Although the holidays have come and gone, it appears that I can’t let go of one of my favorite seasonal vegetables—sweet potatoes. Sweet potatoes are a fantastic source of beta carotene. They actually contain more beta-carotene than any other fruit or vegetable… including carrots! Sweet potatoes have about five times more calories than pumpkin, mostly due to the high amount of sugar. While sugar might not be great for your health, I love the flavor that it brings to baking. That is why I really enjoy substituting sweet potatoes for pumpkin in recipes.
In true fashion, I swapped in sweet potato for this muffin recipe that originally called for pumpkin. The result is a muffin that is subtly sweet with aromatic hints of cinnamon, cloves, and nutmeg. I would happily serve these muffins to guests for breakfast or even wrap them up as a present, which is exactly what I did for Matt’s mom. Although they might not be test kitchen approved, Matt and I were so addicted to these muffins that we divided them equally between ourselves and neither one of us was willing to share!
Sweet Potato Pecan Muffins
Makes about 18 muffins
Ingredients for Topping
3 tablespoons all-purpose flour
3 tablespoons unsalted butter, melted
¼ cup brown sugar
½ cup chopped pecans
¼ teaspoon cinnamon
Ingredients for Muffins
2 cups all-purpose flour
½ teaspoon salt
½ teaspoon baking powder
1 teaspoon baking soda
1 teaspoon ground cloves
1 teaspoon ground cinnamon
1 teaspoon ground nutmeg
1½ cups granulated sugar
¾ cup (1½ sticks) unsalted butter, softened
2 large eggs
15 ounces baked and pureed sweet potatoes
Preheat oven to 350 degrees.

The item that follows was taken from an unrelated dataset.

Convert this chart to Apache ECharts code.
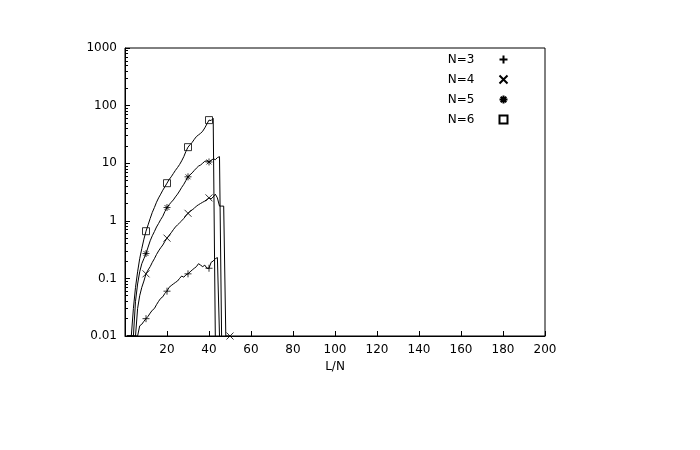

Spray two standard muffin pans with non-stick cooking spray.
For the topping, combine flour, butter, sugar, chopped pecans and cinnamon in a small bowl. Set aside.
For the muffins, combine flour, salt, baking powder, baking soda, cloves, cinnamon and nutmeg in a medium bowl and mix well (I like to use a whisk). Set aside. In the bowl of an electric mixer, beat butter and sugar at low speed until just blended. Add eggs one at a time, beating well after each addition; continue beating at medium speed until very light and fluffy, a few minutes. Add sweet potato and beat until combined, scraping down sides of bowl as necessary. Turn speed down to low and mix in flour mixture until just combined.
Use an ice cream scoop to transfer batter to muffin pans, filling each muffin tin about ¾ full. Sprinkle topping evenly over batter. Bake for about 30 minutes. Let cool on rack for about 10 minutes, then turn out onto rack to cool completely (use a butter knife to lift them out of pan).
Heather’s Helpful Hints
When making muffins, always fill any empty muffin tins halfway with water. This ensures that your muffins will bake evenly.